E’ ormai trascorso un secolo dall’impresa olimpica. Ma la vicenda di Dorando Pietri conserva ancora una sorprendente capacità di coinvolgimento. Lo attestata il romanzo biografico Il sogno del maratoneta, firmato da Giuseppe Pederiali, che compie una navigazione franca e spedita a ridosso del personaggio. Non per doveroso centenario, ma con prosa sciolta, libera, che si impenna verso il protagonista e il suo destino. L’osservatore Pederiali lascia l’iniziativa alla realtà, attualizzando il giro delle notizie e dei sentimenti. Fin troppo simile allo sport contemporaneo, la maratona di allora, con star mondiali ed enormi guadagni, con tentativi di doping, intrallazzi e prestigiose tournée oltreoceano.

Alla base c’è una forza di intuizione anticipatrice per il ragazzo e l’uomo Dorando davvero singolare: la corsa, il correre che è bello, la corsa a piedi come modo sovrano, liberatorio, dell’esistere. Tutto uno spazio biografico potentemente aizzato, fedelmente determinato dal fattore vitale del correre. Vocazione mentale e attitudine fisica qualificante: il Dorando Pietri di Pederiali possiede una sua carta da giocare alla luce degli avvenimenti, e spesso queste carte sono dei veri e propri assi. Uomo contro cavallo all’inizio: Dorando a piedi sfida e vince Arturo Marchi in calesse. Insolita maratona di Parigi per dilettanti: i francesi con la puzza sotto il naso rimangono male a vedere il loro idolo declassato da uno sconosciuto italiano: Giunto nel Nuovo Continente, in terra di “Merica”, rivincita clamorosa su John Hayes al Madison Square di New York, taglio del traguardo con mezzo giro di anticipo rispetto all’ingiusto vincitore londinese 1908.

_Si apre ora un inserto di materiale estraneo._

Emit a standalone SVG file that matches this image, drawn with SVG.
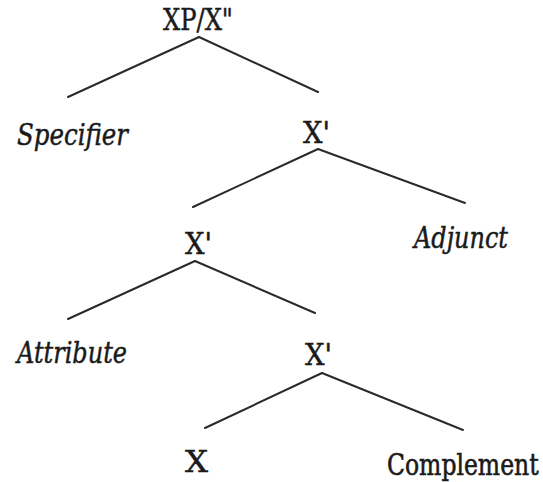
<svg xmlns="http://www.w3.org/2000/svg" width="543" height="482" viewBox="0 0 543 482">
  <style>
    .lbl { font-family: "DejaVu Serif", "Liberation Serif", serif; font-size: 30px; fill: #1a1a1a; stroke: #1a1a1a; stroke-width: 0.5px; }
    .it { font-style: italic; }
    .edge { stroke: #2a2a2a; stroke-width: 2; fill: none; stroke-linecap: round; }
  </style>
  <rect width="543" height="482" fill="#ffffff"/>
  <g id="connectors">
    <line class="edge" x1="199" y1="37" x2="68" y2="97"/>
    <line class="edge" x1="199" y1="37" x2="318" y2="92"/>
    <line class="edge" x1="318" y1="149" x2="193" y2="207"/>
    <line class="edge" x1="318" y1="149" x2="465" y2="203"/>
    <line class="edge" x1="195" y1="261" x2="68" y2="319"/>
    <line class="edge" x1="195" y1="261" x2="315" y2="313"/>
    <line class="edge" x1="322" y1="373" x2="205" y2="428"/>
    <line class="edge" x1="322" y1="373" x2="463" y2="430"/>
  </g>
  <g id="node-xp"><text class="lbl" x="163" y="30" textLength="70" lengthAdjust="spacingAndGlyphs">XP/X&quot;</text></g>
  <g id="node-specifier"><text class="lbl it" x="17" y="145" textLength="111" lengthAdjust="spacingAndGlyphs">Specifier</text></g>
  <g id="node-xbar1"><text class="lbl" x="303" y="143" textLength="27" lengthAdjust="spacingAndGlyphs">X'</text></g>
  <g id="node-adjunct"><text class="lbl it" x="414" y="248" textLength="94" lengthAdjust="spacingAndGlyphs">Adjunct</text></g>
  <g id="node-xbar2"><text class="lbl" x="185" y="254" textLength="27" lengthAdjust="spacingAndGlyphs">X'</text></g>
  <g id="node-attribute"><text class="lbl it" x="17" y="363" textLength="110" lengthAdjust="spacingAndGlyphs">Attribute</text></g>
  <g id="node-xbar3"><text class="lbl" x="305" y="365" textLength="27" lengthAdjust="spacingAndGlyphs">X'</text></g>
  <g id="node-x"><text class="lbl" x="185" y="472" textLength="23" lengthAdjust="spacingAndGlyphs">X</text></g>
  <g id="node-complement"><text class="lbl" transform="translate(387,475) scale(1,1.25)" x="0" y="0" style="font-size:23.5px">Complement</text></g>
</svg>
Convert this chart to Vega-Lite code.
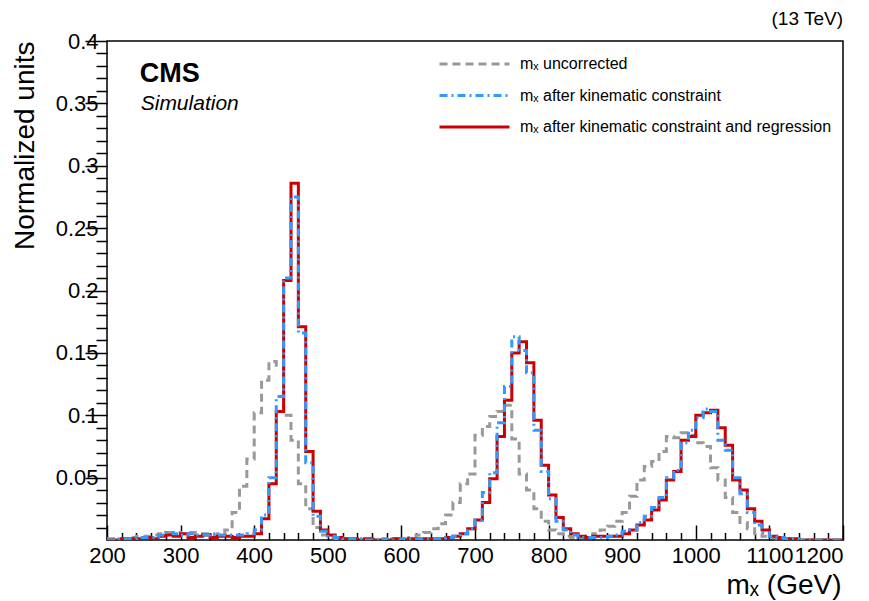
{
  "$schema": "https://vega.github.io/schema/vega-lite/v6.json",
  "width": 736,
  "height": 499,
  "autosize": "none",
  "padding": {"left": 107, "top": 41, "right": 26, "bottom": 61},
  "background": "white",
  "config": {
    "view": {"stroke": "black", "strokeWidth": 1.5},
    "font": "Liberation Sans",
    "axis": {"labelFont": "Liberation Sans", "titleFont": "Liberation Sans", "labelColor": "black", "titleColor": "black", "tickColor": "black", "tickWidth": 1.5, "domain": false, "grid": false, "labelOverlap": false, "labelFlush": false, "titleFontWeight": "normal"}
  },
  "data": {"values": [
    {"x":200,"u":0.001,"k":0.000,"r":0.000},
    {"x":210,"u":0.001,"k":0.001,"r":0.000},
    {"x":220,"u":0.001,"k":0.001,"r":0.001},
    {"x":230,"u":0.002,"k":0.001,"r":0.001},
    {"x":240,"u":0.003,"k":0.002,"r":0.001},
    {"x":250,"u":0.003,"k":0.002,"r":0.002},
    {"x":260,"u":0.004,"k":0.002,"r":0.001},
    {"x":270,"u":0.005,"k":0.004,"r":0.003},
    {"x":280,"u":0.006,"k":0.006,"r":0.004},
    {"x":290,"u":0.006,"k":0.005,"r":0.003},
    {"x":300,"u":0.005,"k":0.004,"r":0.005},
    {"x":310,"u":0.006,"k":0.005,"r":0.002},
    {"x":320,"u":0.005,"k":0.004,"r":0.003},
    {"x":330,"u":0.005,"k":0.004,"r":0.004},
    {"x":340,"u":0.004,"k":0.005,"r":0.002},
    {"x":350,"u":0.005,"k":0.004,"r":0.003},
    {"x":360,"u":0.008,"k":0.004,"r":0.003},
    {"x":370,"u":0.022,"k":0.004,"r":0.002},
    {"x":380,"u":0.043,"k":0.004,"r":0.003},
    {"x":390,"u":0.065,"k":0.005,"r":0.003},
    {"x":400,"u":0.102,"k":0.008,"r":0.005},
    {"x":410,"u":0.128,"k":0.020,"r":0.017},
    {"x":420,"u":0.143,"k":0.050,"r":0.045},
    {"x":430,"u":0.140,"k":0.115,"r":0.103},
    {"x":440,"u":0.100,"k":0.210,"r":0.208},
    {"x":450,"u":0.080,"k":0.275,"r":0.286},
    {"x":460,"u":0.045,"k":0.166,"r":0.171},
    {"x":470,"u":0.025,"k":0.062,"r":0.071},
    {"x":480,"u":0.010,"k":0.019,"r":0.023},
    {"x":490,"u":0.004,"k":0.007,"r":0.008},
    {"x":500,"u":0.002,"k":0.003,"r":0.004},
    {"x":510,"u":0.001,"k":0.002,"r":0.002},
    {"x":520,"u":0.001,"k":0.001,"r":0.001},
    {"x":530,"u":0.001,"k":0.001,"r":0.001},
    {"x":540,"u":0.000,"k":0.001,"r":0.000},
    {"x":550,"u":0.000,"k":0.000,"r":0.001},
    {"x":560,"u":0.001,"k":0.000,"r":0.000},
    {"x":570,"u":0.000,"k":0.001,"r":0.000},
    {"x":580,"u":0.001,"k":0.000,"r":0.000},
    {"x":590,"u":0.001,"k":0.000,"r":0.001},
    {"x":600,"u":0.001,"k":0.001,"r":0.000},
    {"x":610,"u":0.002,"k":0.001,"r":0.001},
    {"x":620,"u":0.004,"k":0.001,"r":0.001},
    {"x":630,"u":0.006,"k":0.001,"r":0.001},
    {"x":640,"u":0.009,"k":0.001,"r":0.001},
    {"x":650,"u":0.013,"k":0.001,"r":0.001},
    {"x":660,"u":0.020,"k":0.002,"r":0.002},
    {"x":670,"u":0.030,"k":0.003,"r":0.003},
    {"x":680,"u":0.045,"k":0.005,"r":0.005},
    {"x":690,"u":0.053,"k":0.009,"r":0.009},
    {"x":700,"u":0.084,"k":0.016,"r":0.016},
    {"x":710,"u":0.091,"k":0.038,"r":0.030},
    {"x":720,"u":0.099,"k":0.054,"r":0.049},
    {"x":730,"u":0.103,"k":0.094,"r":0.083},
    {"x":740,"u":0.108,"k":0.123,"r":0.112},
    {"x":750,"u":0.081,"k":0.163,"r":0.150},
    {"x":760,"u":0.053,"k":0.152,"r":0.159},
    {"x":770,"u":0.040,"k":0.134,"r":0.142},
    {"x":780,"u":0.025,"k":0.088,"r":0.096},
    {"x":790,"u":0.015,"k":0.055,"r":0.060},
    {"x":800,"u":0.008,"k":0.033,"r":0.036},
    {"x":810,"u":0.005,"k":0.015,"r":0.018},
    {"x":820,"u":0.003,"k":0.008,"r":0.009},
    {"x":830,"u":0.002,"k":0.004,"r":0.005},
    {"x":840,"u":0.002,"k":0.002,"r":0.003},
    {"x":850,"u":0.003,"k":0.002,"r":0.002},
    {"x":860,"u":0.005,"k":0.002,"r":0.003},
    {"x":870,"u":0.008,"k":0.002,"r":0.003},
    {"x":880,"u":0.011,"k":0.003,"r":0.003},
    {"x":890,"u":0.015,"k":0.004,"r":0.003},
    {"x":900,"u":0.022,"k":0.007,"r":0.005},
    {"x":910,"u":0.035,"k":0.008,"r":0.008},
    {"x":920,"u":0.048,"k":0.014,"r":0.012},
    {"x":930,"u":0.059,"k":0.019,"r":0.016},
    {"x":940,"u":0.063,"k":0.026,"r":0.024},
    {"x":950,"u":0.071,"k":0.034,"r":0.032},
    {"x":960,"u":0.083,"k":0.050,"r":0.048},
    {"x":970,"u":0.082,"k":0.056,"r":0.055},
    {"x":980,"u":0.086,"k":0.078,"r":0.080},
    {"x":990,"u":0.084,"k":0.088,"r":0.083},
    {"x":1000,"u":0.078,"k":0.098,"r":0.100},
    {"x":1010,"u":0.075,"k":0.105,"r":0.102},
    {"x":1020,"u":0.058,"k":0.103,"r":0.104},
    {"x":1030,"u":0.048,"k":0.080,"r":0.090},
    {"x":1040,"u":0.034,"k":0.072,"r":0.076},
    {"x":1050,"u":0.022,"k":0.050,"r":0.048},
    {"x":1060,"u":0.014,"k":0.037,"r":0.040},
    {"x":1070,"u":0.009,"k":0.022,"r":0.025},
    {"x":1080,"u":0.005,"k":0.012,"r":0.015},
    {"x":1090,"u":0.003,"k":0.006,"r":0.008},
    {"x":1100,"u":0.002,"k":0.003,"r":0.003},
    {"x":1110,"u":0.001,"k":0.002,"r":0.002},
    {"x":1120,"u":0.001,"k":0.001,"r":0.001},
    {"x":1130,"u":0.000,"k":0.001,"r":0.001},
    {"x":1140,"u":0.000,"k":0.000,"r":0.000},
    {"x":1150,"u":0.000,"k":0.000,"r":0.000},
    {"x":1160,"u":0.000,"k":0.000,"r":0.000},
    {"x":1170,"u":0.000,"k":0.000,"r":0.000},
    {"x":1180,"u":0.000,"k":0.000,"r":0.000},
    {"x":1190,"u":0.000,"k":0.000,"r":0.000},
    {"x":1200,"u":0.000,"k":0.000,"r":0.000}
  ]},
  "encoding": {
    "x": {"field": "x", "type": "quantitative", "scale": {"domain": [200, 1200], "nice": false, "zero": false},
      "axis": {
        "values": [200,220,240,260,280,300,320,340,360,380,400,420,440,460,480,500,520,540,560,580,600,620,640,660,680,700,720,740,760,780,800,820,840,860,880,900,920,940,960,980,1000,1020,1040,1060,1080,1100,1120,1140,1160,1180,1200],
        "format": "d",
        "tickSize": {"condition": {"test": "datum.value % 100 === 0", "value": -15}, "value": -7.5},
        "labelExpr": "datum.value % 100 === 0 ? datum.label : ''",
        "labelAlign": {"condition": {"test": "datum.value === 1200", "value": "right"}, "value": "center"},
        "labelFontSize": 22, "labelPadding": 20.5,
        "title": "mₓ (GeV)", "titleFontSize": 28, "titleAnchor": null, "titleAlign": "right", "titleBaseline": "alphabetic", "titleX": 734, "titleY": 53
      }},
    "y": {"field": "v", "type": "quantitative", "scale": {"domain": [0, 0.4], "nice": false},
      "axis": {
        "values": [0.01,0.02,0.03,0.04,0.05,0.06,0.07,0.08,0.09,0.1,0.11,0.12,0.13,0.14,0.15,0.16,0.17,0.18,0.19,0.2,0.21,0.22,0.23,0.24,0.25,0.26,0.27,0.28,0.29,0.3,0.31,0.32,0.33,0.34,0.35,0.36,0.37,0.38,0.39,0.4],
        "tickSize": {"condition": {"test": "round(datum.value*100) % 5 === 0", "value": 22}, "value": 11},
        "labelExpr": "round(datum.value*100) % 5 === 0 ? '' + datum.value : ''",
        "labelFontSize": 22, "labelPadding": -13,
        "title": "Normalized units", "titleFontSize": 28, "titleAnchor": null, "titleAngle": 270, "titleAlign": "right", "titleBaseline": "top", "titleX": -96, "titleY": 0
      }}
  },
  "layer": [
    {
      "transform": [{"fold": ["u", "k", "r"], "as": ["s", "v"]}],
      "encoding": {
        "color": {"field": "s", "type": "nominal", "scale": {"domain": ["u", "k", "r"], "range": ["#999999", "#3399ff", "#cc0000"]},
          "legend": {"orient": "none", "legendX": 331, "legendY": 12.5, "title": null, "labelFontSize": 16, "labelFont": "Liberation Sans", "labelColor": "black", "labelLimit": 600, "symbolType": "M-4,0H4", "symbolSize": 306.25, "symbolStrokeWidth": 3, "symbolOffset": 26, "labelOffset": 35, "rowPadding": 12.5,
            "labelExpr": "datum.label === 'u' ? 'mₓ uncorrected' : datum.label === 'k' ? 'mₓ after kinematic constraint' : 'mₓ after kinematic constraint and regression'"}},
        "strokeDash": {"field": "s", "type": "nominal", "scale": {"domain": ["u", "k", "r"], "range": [[8, 5], [8, 4, 2, 4], [1, 0]]},
          "legend": {"orient": "none", "legendX": 331, "legendY": 12.5, "title": null, "labelFontSize": 16, "labelFont": "Liberation Sans", "labelColor": "black", "labelLimit": 600, "symbolType": "M-4,0H4", "symbolSize": 306.25, "symbolStrokeWidth": 3, "symbolOffset": 26, "labelOffset": 35, "rowPadding": 12.5,
            "labelExpr": "datum.label === 'u' ? 'mₓ uncorrected' : datum.label === 'k' ? 'mₓ after kinematic constraint' : 'mₓ after kinematic constraint and regression'"}}
      },
      "layer": [
        {"transform": [{"filter": "datum.s === 'u'"}], "mark": {"type": "line", "interpolate": "step-after", "strokeWidth": 3, "clip": true}},
        {"transform": [{"filter": "datum.s === 'r'"}], "mark": {"type": "line", "interpolate": "step-after", "strokeWidth": 3, "clip": true}},
        {"transform": [{"filter": "datum.s === 'k'"}], "mark": {"type": "line", "interpolate": "step-after", "strokeWidth": 3, "clip": true}}
      ]
    },
    {
      "data": {"values": [{"x": 244.5, "v": 0.367, "t": "CMS"}]},
      "mark": {"type": "text", "align": "left", "baseline": "alphabetic", "fontSize": 27, "fontWeight": "bold", "font": "Liberation Sans", "color": "black"},
      "encoding": {"text": {"field": "t"}}
    },
    {
      "data": {"values": [{"x": 245.8, "v": 0.3447, "t": "Simulation"}]},
      "mark": {"type": "text", "align": "left", "baseline": "alphabetic", "fontSize": 21, "fontStyle": "italic", "font": "Liberation Sans", "color": "black"},
      "encoding": {"text": {"field": "t"}}
    },
    {
      "data": {"values": [{"x": 1200, "v": 0.4128, "t": "(13 TeV)"}]},
      "mark": {"type": "text", "align": "right", "baseline": "alphabetic", "fontSize": 19, "font": "Liberation Sans", "color": "black", "clip": false},
      "encoding": {"text": {"field": "t"}}
    }
  ]
}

Rientrato in patria, stanco, indebolito, negli ultimi anni Pietri porta in giro con la Balilla i turisti americani sulla Riviera dei Fiori. Il suo cuore generoso cessa di battere nel febbraio 1942, in piena guerra. Disinteresse, dimenticanza totale. Passano inosservati l’antico, ingenuo, ostinato campione e la sua morte. Nessun giornale italiano o inglese ne parla.